Robustness: It can heal and adapt, just like living systems.
Efficiency: Small models, big outputs.
Generalization: Works on 2D, 3D, grids, or meshes — a rare flexibility in AI models.

It demonstrates that digital life-like processes can be both practical and efficient.

Challenges and Open Questions

Of course, challenges remain:

Training stability is tricky — NCAs can “collapse” if not carefully supervised.
Interpretability is limited — we don’t fully understand the rules that emerge.
Applications are still exploratory — moving from artistic demos to industrial tools will take time.

But these are exactly the kind of challenges that push research forward.

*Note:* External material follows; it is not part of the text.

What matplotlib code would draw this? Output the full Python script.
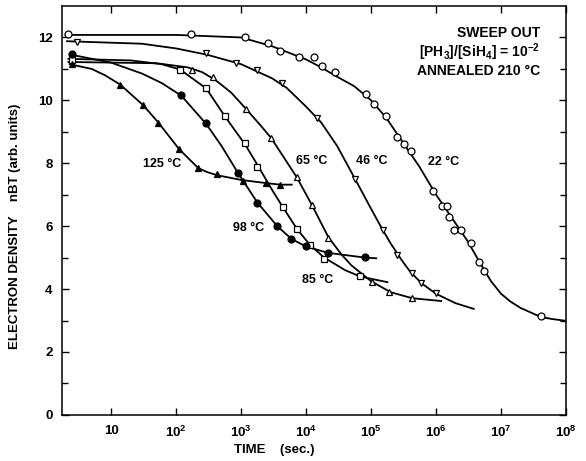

Conclusion: Growing the Digital Future

This work shows that NCAs, once confined to small toy grids, can now scale to realistic, high-resolution outputs. By combining the self-organizing magic of NCAs with the flexibility of lightweight decoders, the authors demonstrate a system that can grow images, textures, and even 3D details in real time.

The broader vision is profound: instead of programming every pixel or vertex, we can grow digital structures the way nature grows living ones. This opens the door not just to better graphics, but to a new paradigm of computing — one where we harness the same principles that life has used for billions of years.

In short: we are learning to grow, not build, our digital worlds.